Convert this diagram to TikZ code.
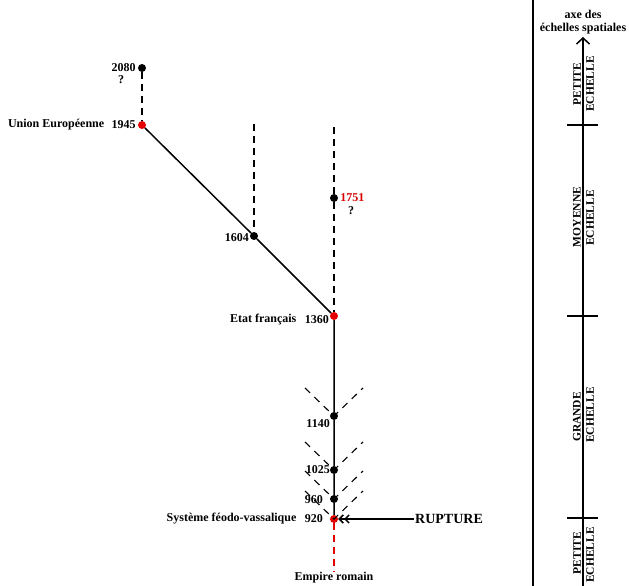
\documentclass[tikz,border=0pt]{standalone}
\usepackage{fontspec}
\setmainfont{Liberation Serif}
\usetikzlibrary{arrows.meta, positioning}

\begin{document}
\begin{tikzpicture}[x = 1pt, y = -1pt,
    pt/.style = {circle, fill=black, inner sep=0pt, minimum size=8pt},
    ptred/.style = {pt, fill=red!90!black},
    lbl/.style = {font=\bfseries\fontsize{12}{13}\selectfont, inner sep=1pt},
    ech/.style = {font=\bfseries\fontsize{11.5}{12}\selectfont, rotate=90, inner sep=0pt},
    dsh/.style = {line width=1.6pt, dash pattern=on 7pt off 5pt},
    chev/.style = {line width=1.1pt, dash pattern=on 7pt off 6pt},
    trait/.style = {line width=1.5pt}]
  \useasboundingbox (0,0) rectangle (629,586);

  % les dates
  \node[pt] (p2080) at (142,68) {};
  \node[ptred] (p1945) at (142,125) {};
  \node[pt] (p1604) at (254,236) {};
  \node[pt] (p1751) at (334,198) {};
  \node[ptred] (p1360) at (334,316) {};
  \node[pt] (p1140) at (334,416) {};
  \node[pt] (p1025) at (334,470) {};
  \node[pt] (p960) at (334,499) {};
  \node[ptred] (p920) at (334,519) {};
  \coordinate (t1604) at (254,124);
  \coordinate (t1751) at (334,127);
  \coordinate (romain) at (334,572);

  \draw[trait] (p1945)-- (p1604)-- (p1360)-- (p1140)-- (p1025)-- (p960)-- (p920);
  \draw[dsh] (p2080)-- (p1945);
  \draw[dsh] (t1604)-- (p1604);
  \draw[dsh] (t1751)-- (p1751)-- (p1360);
  \draw[dsh, red!90!black] (p920)-- (romain);
  \foreach \p in {p1140, p1025, p960, p920}
    \draw[chev] (\p.center) ++(-29,-28)-- (\p.center)-- ++(29,-28);

  \node[lbl, left=1pt of p2080] (l2080) {2080};
  \node[lbl] (q2080) at (121,80) {?};
  \node[lbl, left=1pt of p1945] (l1945) {1945};
  \node[lbl, left=5pt of l1945] (n1945) {Union Européenne};
  \node[lbl, anchor=east] (l1604) at (250,238) {1604};
  \node[lbl, text=red!85!black, right=1pt of p1751] (l1751) {1751};
  \node[lbl] (q1751) at (351,211) {?};
  \node[lbl, anchor=east] (l1360) at (330,320) {1360};
  \node[lbl, left=6pt of l1360] (n1360) {Etat français};
  \node[lbl, anchor=east] (l1140) at (331,424) {1140};
  \node[lbl, anchor=east] (l1025) at (331,470) {1025};
  \node[lbl, anchor=east] (l960) at (324,500) {960};
  \node[lbl, anchor=east] (l920) at (324,519) {920};
  \node[lbl, left=6pt of l920] (n920) {Système féodo-vassalique};
  \node[lbl] (nromain) at (334,578) {Empire romain};

  \node[font=\bfseries\fontsize{14}{16}\selectfont, anchor=west, inner sep=1pt] (rupt) at (414,519) {RUPTURE};
  \draw[trait, -{Straight Barb[length=4pt, width=8pt] Straight Barb[length=4pt, width=8pt]}] (rupt.west)-- (p920);

  % axe des echelles
  \coordinate (sep0) at (533,0);
  \coordinate (sep1) at (533,586);
  \coordinate (axbas) at (583,586);
  \coordinate (axhaut) at (583,37);
  \draw[trait] (sep0)-- (sep1);
  \draw[trait, -{Straight Barb[length=6pt, width=13pt]}] (axbas)-- (axhaut);
  \foreach \y in {125, 316, 518}
    \draw[trait] (567,\y)-- (598,\y);
  \node[lbl] (axe1) at (583,14) {axe des};
  \node[lbl] (axe2) at (583,29) {échelles spatiales};

  \node[ech, anchor=south] at (581,84) {PETITE};
  \node[ech, anchor=north] at (586,84) {ECHELLE};
  \node[ech, anchor=south] at (581,217) {MOYENNE};
  \node[ech, anchor=north] at (586,218) {ECHELLE};
  \node[ech, anchor=south] at (581,417) {GRANDE};
  \node[ech, anchor=north] at (586,415) {ECHELLE};
  \node[ech, anchor=south] at (581,553) {PETITE};
  \node[ech, anchor=north] at (586,555) {ECHELLE};
\end{tikzpicture}
\end{document}
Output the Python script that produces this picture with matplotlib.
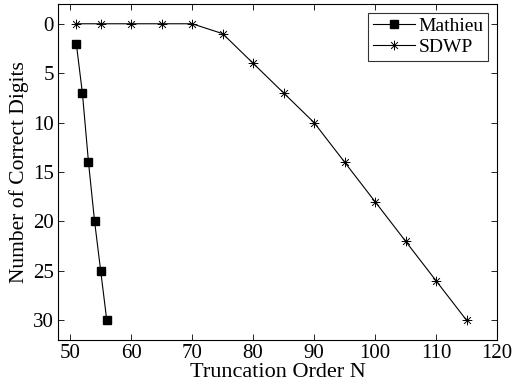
import matplotlib
matplotlib.use("Agg")
import matplotlib.pyplot as plt
from matplotlib.path import Path

plt.rcParams['font.family'] = ['Liberation Serif', 'DejaVu Serif']
plt.rcParams['font.size'] = 12

mathieu_n = [51, 52, 53, 54, 55, 56]
mathieu_digits = [2, 7, 14, 20, 25, 30]
sdwp_n = [51, 55, 60, 65, 70, 75, 80, 85, 90, 95, 100, 105, 110, 115]
sdwp_digits = [0, 0, 0, 0, 0, 1, 4, 7, 10, 14, 18, 22, 26, 30]
x_ticks = [50, 60, 70, 80, 90, 100, 110, 120]
y_ticks = [0, 5, 10, 15, 20, 25, 30]

# MATLAB style asterisk: plus and cross on top of each other
asterisk = Path(
    [(-1, 0), (1, 0), (0, -1), (0, 1),
     (-0.7, -0.7), (0.7, 0.7), (-0.7, 0.7), (0.7, -0.7)],
    [Path.MOVETO, Path.LINETO] * 4)

fig = plt.figure(figsize=(5.12, 3.9), dpi=100)
ax = fig.add_axes([58 / 512, 1 - 340 / 390, (497 - 58) / 512, (340 - 4) / 390])

ax.plot(mathieu_n, mathieu_digits, color='black', lw=0.8, marker='s',
        markersize=5.5, label='Mathieu')
ax.plot(sdwp_n, sdwp_digits, color='black', lw=0.8, marker=asterisk,
        markersize=7, markeredgewidth=0.7, label='SDWP')

ax.set_xlim(48, 120)
ax.set_ylim(32, -2)
ax.set_xticks(x_ticks)
ax.set_yticks(y_ticks)
ax.tick_params(direction='in', top=True, right=True, length=4, width=0.6,
               labelsize=15, pad=3)
for s in ax.spines.values():
    s.set_linewidth(0.8)

ax.set_xlabel('Truncation Order N', fontsize=16, labelpad=0)
ax.set_ylabel('Number of Correct Digits', fontsize=15.5, labelpad=3)

leg = ax.legend(loc='upper right', fontsize=14, frameon=True, fancybox=False,
                edgecolor='black', handlelength=2.2, borderpad=0.25,
                labelspacing=0.15, handletextpad=0.15, borderaxespad=0.45)
leg.get_frame().set_linewidth(0.8)

fig.savefig('out.png', dpi=100)
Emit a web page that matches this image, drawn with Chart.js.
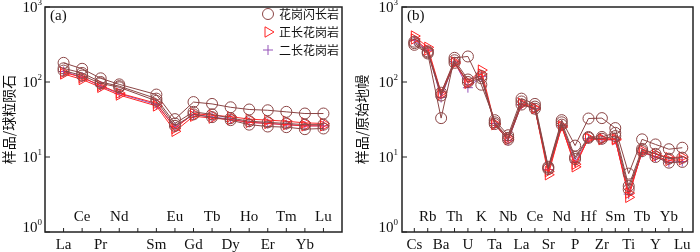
<!DOCTYPE html>
<html>
<head>
<meta charset="utf-8">
<script src="https://cdn.jsdelivr.net/npm/chart.js@4"></script>
<style>
  body { margin: 0; background: #fff; }
  #wrap { position: relative; width: 700px; height: 252px; }
  canvas { position: absolute; top: 0; }
</style>
</head>
<body>
<div id="wrap">
  <canvas id="reeChart" width="350" height="252" style="left:0"></canvas>
  <canvas id="spiderChart" width="350" height="252" style="left:350px"></canvas>
</div>
<script>
// (a) chondrite-normalised REE, Pm slot has no label and no data
const reeLabels = ["La", "Ce", "Pr", "Nd", "", "Sm", "Eu", "Gd", "Tb", "Dy", "Ho", "Er", "Tm", "Yb", "Lu"];
const granodioriteREE1 = [180, 150, 112, 93, null, 68, 32, 54, 51, 46, 43, 42, 40, 38, 38];
const granodioriteREE2 = [152, 132, 100, 88, null, 60, 28, 40, 37, 33, 30, 29, 28, 27, 27];
const granodioriteREE3 = [142, 122, 96, 85, null, 56, 26, 37, 34, 31, 27, 25.5, 25, 23.5, 24];
const syenograniteREE1 = [135, 115, 90, 71, null, 52, 24, 38, 36, 34.5, 32, 31, 30, 28.5, 28];
const syenograniteREE2 = [128, 108, 85, 67, null, 48, 22, 35, 33, 31.5, 29, 28, 27, 26, 26];
const monzograniteREE1 = [138, 116, 88, 70, null, 50, 25, 37, 34, 32, 29, 28, 27, 26, 26];

// (b) primitive-mantle-normalised trace elements
const spiderLabels = ["Cs", "Rb", "Ba", "Th", "U", "K", "Ta", "Nb", "La", "Ce", "Sr", "Nd", "P", "Hf", "Zr", "Sm", "Ti", "Tb", "Y", "Yb", "Lu"];
const granodioriteSpider1 = [313, 240, 33, 210, 219, 92, 31, 19.5, 60, 51, 7.4, 31, 14.2, 32.6, 33, 24.3, 6, 17.2, 14.7, 12.7, 13.3];
const granodioriteSpider2 = [345, 256, 72, 195, 108, 120, 29, 18, 55, 47, 7.2, 29, 10, 18.5, 18.5, 21, 4.1, 12.8, 11, 9.5, 9.8];
const granodioriteSpider3 = [330, 248, 66, 180, 100, 112, 27.5, 17, 50, 44, 6.9, 27, 9.4, 18, 17.5, 19, 3.7, 12, 10, 8.4, 8.6];
const syenograniteSpider1 = [410, 290, 72, 185, 100, 144, 28, 18, 52, 45, 5.8, 26, 7.4, 18, 17.5, 17.5, 2.9, 12.3, 11, 9.8, 10];
const syenograniteSpider2 = [375, 268, 68, 178, 96, 128, 27, 17, 50, 44, 6.4, 25, 8, 17.5, 17, 17, 3.3, 11.5, 10.2, 9, 9.2];
const monzograniteSpider1 = [360, 262, 62, 185, 84, 118, 28, 16.5, 50, 44, 6.8, 26, 8.5, 17.5, 17, 17, 3.2, 11.5, 10, 8.5, 8.7];

const yTicks = [1, 10, 100, 1000];
const rockNames = ["花岗闪长岩", "正长花岗岩", "二长花岗岩"];

const rockStyles = [
  { color: "#8b4545", pointStyle: "circle", pointRadius: 5.5, pointRotation: 0 },
  { color: "#ff2424", pointStyle: "triangle", pointRadius: 6, pointRotation: 90 },
  { color: "#9552b8", pointStyle: "cross", pointRadius: 5, pointRotation: 0 }
];

function series(values, rock) {
  const s = rockStyles[rock];
  return {
    label: rockNames[rock],
    data: values.map((v, i) => ({ x: i, y: v })),
    borderColor: s.color,
    borderWidth: 1,
    pointStyle: s.pointStyle,
    pointRadius: s.pointRadius,
    pointRotation: s.pointRotation,
    pointBorderColor: s.color,
    pointBorderWidth: 1,
    pointBackgroundColor: "rgba(0,0,0,0)",
    spanGaps: true,
    tension: 0
  };
}

function drawMarker(ctx, rock, x, y) {
  const s = rockStyles[rock];
  const r = s.pointRadius;
  ctx.strokeStyle = s.color;
  ctx.lineWidth = 1;
  ctx.beginPath();
  if (s.pointStyle === "circle") {
    ctx.arc(x, y, r, 0, Math.PI * 2);
  } else if (s.pointStyle === "triangle") {
    ctx.moveTo(x + r, y);
    ctx.lineTo(x - r / 2, y - r * 0.866);
    ctx.lineTo(x - r / 2, y + r * 0.866);
    ctx.closePath();
  } else {
    ctx.moveTo(x - r, y); ctx.lineTo(x + r, y);
    ctx.moveTo(x, y - r); ctx.lineTo(x, y + r);
  }
  ctx.stroke();
}

// frame, inward ticks, alternating element labels, axis title, tag, legend
const decorPlugin = {
  id: "decor",
  afterDraw(chart, args, opts) {
    const { ctx, chartArea: a, scales: { x, y } } = chart;
    ctx.save();
    ctx.strokeStyle = "#222";
    ctx.lineWidth = 1.5;
    ctx.strokeRect(a.left, a.top, a.right - a.left, a.bottom - a.top);

    ctx.lineWidth = 1;
    ctx.fillStyle = "#111";
    ctx.font = '15px "Liberation Serif"';
    ctx.textAlign = "center";
    ctx.textBaseline = "middle";
    let k = 0;
    opts.labels.forEach((lab, i) => {
      const px = x.getPixelForValue(i);
      ctx.beginPath();
      ctx.moveTo(px, a.bottom);
      ctx.lineTo(px, a.bottom - 4);
      ctx.stroke();
      if (!lab) return;
      ctx.fillText(lab, px, k % 2 ? a.bottom - 15 : a.bottom + 13);
      k++;
    });

    yTicks.forEach((t, i) => {
      const py = y.getPixelForValue(t);
      ctx.beginPath();
      ctx.moveTo(a.left, py);
      ctx.lineTo(a.left + 5, py);
      ctx.stroke();
      const cy = Math.min(Math.max(py + 1, 8), a.bottom - 4);
      const exp = String(Math.log10(t));
      ctx.textAlign = "right";
      ctx.font = '9px "Liberation Serif"';
      const ew = ctx.measureText(exp).width;
      ctx.fillText(exp, opts.tickRight, cy - 5);
      ctx.font = '15px "Liberation Serif"';
      ctx.fillText("10", opts.tickRight - ew, cy);
    });

    ctx.save();
    ctx.translate(opts.titleX, (a.top + a.bottom) / 2);
    ctx.rotate(-Math.PI / 2);
    ctx.textAlign = "center";
    ctx.font = '14px "Noto Sans CJK SC"';
    ctx.fillText(opts.title, 0, 0);
    ctx.restore();

    ctx.textAlign = "left";
    ctx.font = '15px "Liberation Serif"';
    ctx.fillText(opts.tag, a.left + 5, 16);

    if (opts.legend) {
      ctx.font = '12px "Noto Sans CJK SC"';
      rockNames.forEach((name, r) => {
        const ly = opts.legend.y + r * 18;
        drawMarker(ctx, r, opts.legend.x, ly);
        ctx.fillStyle = "#111";
        ctx.fillText(name, opts.legend.x + 11, ly);
      });
    }
    ctx.restore();
  }
};

function makeOptions(xMin, xMax, axisWidth, rightPad, decor) {
  return {
    responsive: false,
    animation: false,
    layout: { padding: { top: 1, right: rightPad, bottom: 0, left: 0 } },
    plugins: {
      legend: { display: false },
      tooltip: { enabled: false },
      decor: decor
    },
    scales: {
      x: {
        type: "linear",
        min: xMin,
        max: xMax,
        grid: { display: false },
        border: { display: false },
        ticks: { display: false },
        afterFit: function (scale) { scale.height = 20; }
      },
      y: {
        type: "logarithmic",
        min: 1,
        max: 1000,
        grid: { display: false },
        border: { display: false },
        ticks: { display: false },
        afterFit: function (scale) { scale.width = axisWidth; }
      }
    }
  };
}

new Chart(document.getElementById("reeChart").getContext("2d"), {
  type: "line",
  data: {
    datasets: [
      series(granodioriteREE1, 0),
      series(granodioriteREE2, 0),
      series(granodioriteREE3, 0),
      series(syenograniteREE1, 1),
      series(syenograniteREE2, 1),
      series(monzograniteREE1, 2)
    ]
  },
  options: makeOptions(-1, 15, 45, 8, {
    labels: reeLabels,
    title: "样品/球粒陨石",
    titleX: 9,
    tickRight: 42,
    tag: "(a)",
    legend: { x: 268, y: 14 }
  }),
  plugins: [decorPlugin]
});

new Chart(document.getElementById("spiderChart").getContext("2d"), {
  type: "line",
  data: {
    datasets: [
      series(granodioriteSpider1, 0),
      series(granodioriteSpider2, 0),
      series(granodioriteSpider3, 0),
      series(syenograniteSpider1, 1),
      series(syenograniteSpider2, 1),
      series(monzograniteSpider1, 2)
    ]
  },
  options: makeOptions(-0.92, 20.8, 52, 3, {
    labels: spiderLabels,
    title: "样品/原始地幔",
    titleX: 12,
    tickRight: 48,
    tag: "(b)",
    legend: null
  }),
  plugins: [decorPlugin]
});
</script>
</body>
</html>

.....

Your task is to transcribe exactly the lines starting at the line that contains "Output the Python" and ending at the line that contains "markersize=7, markeredgewidth=0.7, label='SDWP')", both included. Leave out the pictures.

• ANSWER FOR THE TASK:
Output the Python script that produces this picture with matplotlib.
import matplotlib
matplotlib.use("Agg")
import matplotlib.pyplot as plt
from matplotlib.path import Path

plt.rcParams['font.family'] = ['Liberation Serif', 'DejaVu Serif']
plt.rcParams['font.size'] = 12

mathieu_n = [51, 52, 53, 54, 55, 56]
mathieu_digits = [2, 7, 14, 20, 25, 30]
sdwp_n = [51, 55, 60, 65, 70, 75, 80, 85, 90, 95, 100, 105, 110, 115]
sdwp_digits = [0, 0, 0, 0, 0, 1, 4, 7, 10, 14, 18, 22, 26, 30]
x_ticks = [50, 60, 70, 80, 90, 100, 110, 120]
y_ticks = [0, 5, 10, 15, 20, 25, 30]

# MATLAB style asterisk: plus and cross on top of each other
asterisk = Path(
    [(-1, 0), (1, 0), (0, -1), (0, 1),
     (-0.7, -0.7), (0.7, 0.7), (-0.7, 0.7), (0.7, -0.7)],
    [Path.MOVETO, Path.LINETO] * 4)

fig = plt.figure(figsize=(5.12, 3.9), dpi=100)
ax = fig.add_axes([58 / 512, 1 - 340 / 390, (497 - 58) / 512, (340 - 4) / 390])

ax.plot(mathieu_n, mathieu_digits, color='black', lw=0.8, marker='s',
        markersize=5.5, label='Mathieu')
ax.plot(sdwp_n, sdwp_digits, color='black', lw=0.8, marker=asterisk,
        markersize=7, markeredgewidth=0.7, label='SDWP')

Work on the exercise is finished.